We’ve written more than once about the Democratic “Blue Dogs” and the lack of any actual evidence for their supposed fiscal conservatism.

Now Merrill Mathews in The Wall Street Journal tells the sad story of the Blue Dogs in the Obama era. They call in the journalists, and they moan and complain about their concerns over the deficit and rising federal spending. And when the rubber meets the road, what happens?

• The State Children’s Health Insurance Program (SCHIP). One of the first things the Democratic leadership wanted the newly inaugurated President Obama to sign was a huge expansion of SCHIP. Democrats have been trying to pass the expansion for over a year, with some bipartisan support.

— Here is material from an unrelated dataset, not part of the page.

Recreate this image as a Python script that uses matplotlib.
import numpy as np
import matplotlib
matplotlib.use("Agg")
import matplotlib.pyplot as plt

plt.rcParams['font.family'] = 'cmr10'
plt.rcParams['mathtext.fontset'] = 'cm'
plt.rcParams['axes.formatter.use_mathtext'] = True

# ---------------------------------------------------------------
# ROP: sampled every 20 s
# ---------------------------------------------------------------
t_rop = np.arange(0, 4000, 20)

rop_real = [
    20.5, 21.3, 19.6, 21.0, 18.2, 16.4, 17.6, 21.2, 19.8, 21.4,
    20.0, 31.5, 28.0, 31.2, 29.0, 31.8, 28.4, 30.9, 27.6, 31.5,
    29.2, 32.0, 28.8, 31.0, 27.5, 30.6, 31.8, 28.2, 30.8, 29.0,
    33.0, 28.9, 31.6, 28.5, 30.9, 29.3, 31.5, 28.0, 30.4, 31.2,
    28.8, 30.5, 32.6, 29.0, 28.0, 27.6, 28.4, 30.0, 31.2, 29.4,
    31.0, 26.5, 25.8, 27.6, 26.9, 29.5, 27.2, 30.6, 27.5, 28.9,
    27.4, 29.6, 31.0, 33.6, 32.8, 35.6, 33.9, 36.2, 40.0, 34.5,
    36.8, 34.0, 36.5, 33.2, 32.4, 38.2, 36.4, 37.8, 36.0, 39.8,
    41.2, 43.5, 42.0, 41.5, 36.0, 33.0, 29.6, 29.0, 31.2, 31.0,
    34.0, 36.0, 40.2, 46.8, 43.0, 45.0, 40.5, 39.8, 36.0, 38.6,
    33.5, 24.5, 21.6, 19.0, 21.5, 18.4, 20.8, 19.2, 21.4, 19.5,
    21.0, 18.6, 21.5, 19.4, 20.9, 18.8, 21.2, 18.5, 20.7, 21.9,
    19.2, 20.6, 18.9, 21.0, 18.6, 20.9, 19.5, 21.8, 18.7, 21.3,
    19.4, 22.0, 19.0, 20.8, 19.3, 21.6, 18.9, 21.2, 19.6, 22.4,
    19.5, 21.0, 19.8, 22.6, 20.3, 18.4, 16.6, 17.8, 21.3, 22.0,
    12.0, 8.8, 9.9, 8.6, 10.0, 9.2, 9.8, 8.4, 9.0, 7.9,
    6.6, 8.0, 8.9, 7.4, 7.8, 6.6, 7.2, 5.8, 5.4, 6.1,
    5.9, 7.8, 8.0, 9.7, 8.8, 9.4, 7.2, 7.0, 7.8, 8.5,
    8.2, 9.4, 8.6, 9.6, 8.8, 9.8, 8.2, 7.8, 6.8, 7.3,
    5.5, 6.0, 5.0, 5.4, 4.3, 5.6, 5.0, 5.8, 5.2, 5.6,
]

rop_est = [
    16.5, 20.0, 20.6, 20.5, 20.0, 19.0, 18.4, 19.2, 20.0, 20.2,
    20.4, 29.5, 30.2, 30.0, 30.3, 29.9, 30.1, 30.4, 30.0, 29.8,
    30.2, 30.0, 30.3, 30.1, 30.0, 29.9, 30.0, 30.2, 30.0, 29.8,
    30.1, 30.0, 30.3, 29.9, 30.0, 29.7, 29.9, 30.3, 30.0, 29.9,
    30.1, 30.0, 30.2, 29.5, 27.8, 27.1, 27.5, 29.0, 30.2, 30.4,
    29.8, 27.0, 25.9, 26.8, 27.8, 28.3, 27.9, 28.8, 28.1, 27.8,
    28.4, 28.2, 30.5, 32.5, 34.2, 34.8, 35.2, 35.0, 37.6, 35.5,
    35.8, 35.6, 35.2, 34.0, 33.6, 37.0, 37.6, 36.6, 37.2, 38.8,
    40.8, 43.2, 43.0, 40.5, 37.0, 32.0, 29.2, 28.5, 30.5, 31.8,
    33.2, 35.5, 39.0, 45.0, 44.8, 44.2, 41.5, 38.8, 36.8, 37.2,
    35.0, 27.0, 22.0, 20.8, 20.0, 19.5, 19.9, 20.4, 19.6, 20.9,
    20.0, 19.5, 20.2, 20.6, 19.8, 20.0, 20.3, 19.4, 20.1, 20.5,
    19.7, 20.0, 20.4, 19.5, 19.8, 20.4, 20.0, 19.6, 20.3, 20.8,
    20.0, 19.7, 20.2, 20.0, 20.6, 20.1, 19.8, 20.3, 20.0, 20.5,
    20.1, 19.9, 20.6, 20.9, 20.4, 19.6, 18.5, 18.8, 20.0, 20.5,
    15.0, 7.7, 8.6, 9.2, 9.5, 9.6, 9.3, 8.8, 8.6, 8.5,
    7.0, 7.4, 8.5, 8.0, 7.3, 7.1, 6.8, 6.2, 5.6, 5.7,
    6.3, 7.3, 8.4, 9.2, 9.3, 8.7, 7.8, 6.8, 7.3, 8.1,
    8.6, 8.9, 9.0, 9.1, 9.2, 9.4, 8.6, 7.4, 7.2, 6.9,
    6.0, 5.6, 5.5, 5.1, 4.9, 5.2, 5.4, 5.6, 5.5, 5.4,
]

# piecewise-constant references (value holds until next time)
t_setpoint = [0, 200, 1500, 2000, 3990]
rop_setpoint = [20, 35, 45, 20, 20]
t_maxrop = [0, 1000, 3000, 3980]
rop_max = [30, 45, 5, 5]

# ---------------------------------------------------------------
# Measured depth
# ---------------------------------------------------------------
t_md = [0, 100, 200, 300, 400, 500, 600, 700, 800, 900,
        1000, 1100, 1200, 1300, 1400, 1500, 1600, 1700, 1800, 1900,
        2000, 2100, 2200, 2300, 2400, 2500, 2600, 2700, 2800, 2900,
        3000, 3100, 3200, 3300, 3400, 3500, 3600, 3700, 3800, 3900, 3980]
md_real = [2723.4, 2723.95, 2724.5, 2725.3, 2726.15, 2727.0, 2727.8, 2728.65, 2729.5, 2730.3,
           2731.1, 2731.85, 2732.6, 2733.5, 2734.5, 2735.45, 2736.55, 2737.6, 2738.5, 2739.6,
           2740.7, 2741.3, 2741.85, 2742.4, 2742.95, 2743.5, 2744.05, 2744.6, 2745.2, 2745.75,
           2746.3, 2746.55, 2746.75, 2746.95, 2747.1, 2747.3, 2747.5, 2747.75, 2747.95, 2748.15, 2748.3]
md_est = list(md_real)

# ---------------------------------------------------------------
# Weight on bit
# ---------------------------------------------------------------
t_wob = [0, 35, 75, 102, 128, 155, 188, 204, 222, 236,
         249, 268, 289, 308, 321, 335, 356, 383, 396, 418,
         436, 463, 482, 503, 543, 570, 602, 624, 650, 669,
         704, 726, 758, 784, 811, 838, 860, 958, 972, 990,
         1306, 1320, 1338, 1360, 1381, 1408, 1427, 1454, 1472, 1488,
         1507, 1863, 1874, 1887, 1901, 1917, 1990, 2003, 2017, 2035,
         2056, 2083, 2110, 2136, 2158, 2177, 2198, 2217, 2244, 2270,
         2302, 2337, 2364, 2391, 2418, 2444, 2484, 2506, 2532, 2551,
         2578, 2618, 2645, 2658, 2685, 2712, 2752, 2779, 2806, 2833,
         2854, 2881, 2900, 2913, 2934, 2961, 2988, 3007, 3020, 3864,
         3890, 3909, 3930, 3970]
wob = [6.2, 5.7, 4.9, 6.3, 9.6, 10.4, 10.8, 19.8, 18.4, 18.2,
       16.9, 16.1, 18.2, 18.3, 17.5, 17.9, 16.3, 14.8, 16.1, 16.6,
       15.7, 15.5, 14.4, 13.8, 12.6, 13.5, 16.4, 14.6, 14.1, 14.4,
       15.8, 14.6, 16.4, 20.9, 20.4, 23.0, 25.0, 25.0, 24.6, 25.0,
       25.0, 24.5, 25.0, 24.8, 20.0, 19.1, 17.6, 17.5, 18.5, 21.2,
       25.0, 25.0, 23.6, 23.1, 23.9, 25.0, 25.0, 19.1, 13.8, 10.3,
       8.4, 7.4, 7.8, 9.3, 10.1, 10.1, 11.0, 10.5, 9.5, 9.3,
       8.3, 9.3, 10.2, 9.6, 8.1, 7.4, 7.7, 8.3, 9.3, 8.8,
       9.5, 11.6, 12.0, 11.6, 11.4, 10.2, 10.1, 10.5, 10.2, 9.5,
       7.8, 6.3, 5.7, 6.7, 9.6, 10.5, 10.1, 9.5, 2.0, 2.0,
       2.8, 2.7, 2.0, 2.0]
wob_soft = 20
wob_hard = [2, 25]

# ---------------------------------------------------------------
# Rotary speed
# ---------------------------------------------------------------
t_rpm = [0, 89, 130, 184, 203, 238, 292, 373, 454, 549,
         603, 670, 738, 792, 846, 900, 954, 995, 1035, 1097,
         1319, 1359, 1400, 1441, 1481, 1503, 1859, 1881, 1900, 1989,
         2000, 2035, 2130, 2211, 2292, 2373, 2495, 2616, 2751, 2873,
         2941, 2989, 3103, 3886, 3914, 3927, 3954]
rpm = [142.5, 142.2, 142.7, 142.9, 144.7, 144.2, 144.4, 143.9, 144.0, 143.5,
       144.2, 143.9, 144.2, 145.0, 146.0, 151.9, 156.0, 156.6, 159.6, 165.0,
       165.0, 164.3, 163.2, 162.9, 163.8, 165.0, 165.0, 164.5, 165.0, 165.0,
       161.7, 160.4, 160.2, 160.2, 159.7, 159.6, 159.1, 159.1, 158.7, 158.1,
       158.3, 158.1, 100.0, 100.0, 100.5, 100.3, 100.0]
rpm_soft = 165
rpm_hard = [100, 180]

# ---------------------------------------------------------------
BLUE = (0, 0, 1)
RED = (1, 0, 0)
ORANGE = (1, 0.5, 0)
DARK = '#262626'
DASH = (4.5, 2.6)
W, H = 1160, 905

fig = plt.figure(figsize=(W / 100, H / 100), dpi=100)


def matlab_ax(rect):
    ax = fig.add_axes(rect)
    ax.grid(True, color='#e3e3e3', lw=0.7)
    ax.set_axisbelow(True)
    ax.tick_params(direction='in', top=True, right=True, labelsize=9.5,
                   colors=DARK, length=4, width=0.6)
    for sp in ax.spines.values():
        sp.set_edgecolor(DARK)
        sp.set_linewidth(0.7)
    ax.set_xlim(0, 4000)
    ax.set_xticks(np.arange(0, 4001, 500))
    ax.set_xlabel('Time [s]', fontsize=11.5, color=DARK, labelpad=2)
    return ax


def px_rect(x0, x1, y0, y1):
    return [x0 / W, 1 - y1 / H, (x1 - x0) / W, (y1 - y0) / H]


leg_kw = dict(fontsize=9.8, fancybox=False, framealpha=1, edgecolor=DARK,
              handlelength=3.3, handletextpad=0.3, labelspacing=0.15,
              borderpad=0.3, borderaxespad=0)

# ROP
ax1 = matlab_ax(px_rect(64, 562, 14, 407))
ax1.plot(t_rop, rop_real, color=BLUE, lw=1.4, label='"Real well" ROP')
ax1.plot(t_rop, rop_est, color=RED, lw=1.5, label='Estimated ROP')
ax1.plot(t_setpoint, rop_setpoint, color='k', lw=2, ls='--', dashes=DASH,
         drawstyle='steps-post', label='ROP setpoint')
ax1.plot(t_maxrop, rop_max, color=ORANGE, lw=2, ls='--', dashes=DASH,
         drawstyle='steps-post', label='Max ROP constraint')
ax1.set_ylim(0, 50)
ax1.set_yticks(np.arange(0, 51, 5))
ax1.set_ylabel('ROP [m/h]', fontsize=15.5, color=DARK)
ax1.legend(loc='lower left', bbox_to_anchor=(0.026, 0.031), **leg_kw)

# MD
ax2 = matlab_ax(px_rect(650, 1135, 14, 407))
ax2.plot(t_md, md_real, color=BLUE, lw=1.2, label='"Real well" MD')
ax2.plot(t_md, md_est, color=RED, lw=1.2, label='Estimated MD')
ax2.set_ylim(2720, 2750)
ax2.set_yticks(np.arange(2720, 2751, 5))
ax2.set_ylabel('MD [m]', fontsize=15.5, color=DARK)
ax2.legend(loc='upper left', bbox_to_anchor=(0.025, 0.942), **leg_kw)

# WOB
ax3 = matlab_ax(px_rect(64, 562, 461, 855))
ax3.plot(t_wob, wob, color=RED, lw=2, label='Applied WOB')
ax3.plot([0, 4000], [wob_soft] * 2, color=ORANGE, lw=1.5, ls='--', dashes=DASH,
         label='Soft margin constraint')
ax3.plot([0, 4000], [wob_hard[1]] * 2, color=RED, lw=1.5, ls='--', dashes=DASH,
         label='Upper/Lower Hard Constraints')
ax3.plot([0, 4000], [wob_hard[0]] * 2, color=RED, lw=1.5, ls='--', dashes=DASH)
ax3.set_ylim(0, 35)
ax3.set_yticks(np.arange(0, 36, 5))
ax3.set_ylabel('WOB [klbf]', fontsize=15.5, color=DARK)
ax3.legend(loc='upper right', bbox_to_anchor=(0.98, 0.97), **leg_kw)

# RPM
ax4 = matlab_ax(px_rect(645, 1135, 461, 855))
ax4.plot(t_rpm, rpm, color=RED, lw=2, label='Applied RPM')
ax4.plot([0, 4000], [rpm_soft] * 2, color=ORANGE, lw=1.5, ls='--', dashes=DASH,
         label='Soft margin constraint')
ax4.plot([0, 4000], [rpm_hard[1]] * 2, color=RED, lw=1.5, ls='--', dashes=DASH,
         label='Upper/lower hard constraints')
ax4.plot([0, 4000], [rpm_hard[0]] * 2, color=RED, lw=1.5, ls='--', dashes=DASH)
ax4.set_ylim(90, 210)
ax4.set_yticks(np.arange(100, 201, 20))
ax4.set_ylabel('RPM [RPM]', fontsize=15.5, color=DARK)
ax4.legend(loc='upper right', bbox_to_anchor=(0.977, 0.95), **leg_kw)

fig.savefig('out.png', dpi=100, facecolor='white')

President George W. Bush vetoed the legislation twice, and Congress sustained his veto both times by a hair.

SCHIP was created for low-income uninsured children not eligible for Medicaid. Under the old bill, children whose family incomes were 200% of the federal poverty level were covered. With the new bill, Democrats increased funding to cover children whose family incomes are up to 300% of the federal poverty level—or $66,000 a year for a family of four. The Bush administration and most conservatives thought it should remain at 200%. Did the Blue Dogs agree? Only two voted against the expansion.

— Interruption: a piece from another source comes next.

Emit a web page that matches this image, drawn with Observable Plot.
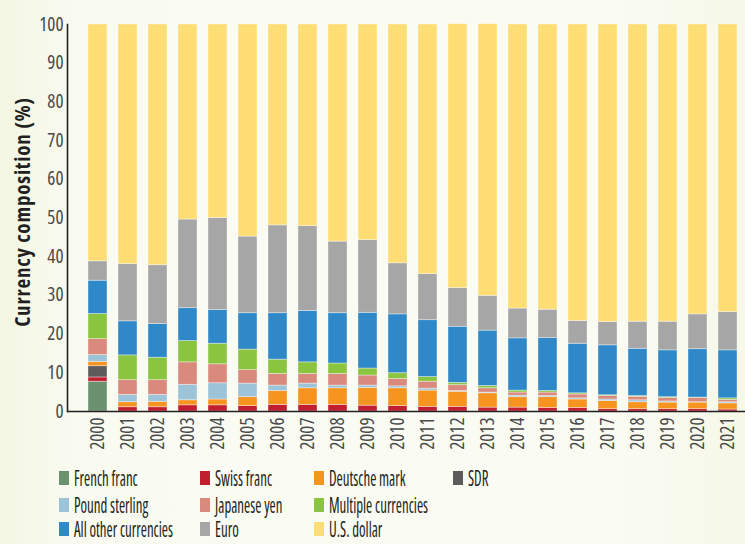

• The $787 billion stimulus. The next major spending package was Mr. Obama’s stimulus bill. Not one House Republican voted for the bill. The Blue Dogs? Only 10 of 52 voted against it.

• President Obama’s 2010 federal budget. In April, Congress took a vote on the president’s $3.5 trillion budget for 2010—by far the biggest spending package in history. Again, not one House Republican voted for the bill, but only 14 Blue Dogs joined them in opposition.

Matthews says the health care bill is the Blue Dogs’ last chance to show that they actually do care whether the federal government spends us into bankruptcy.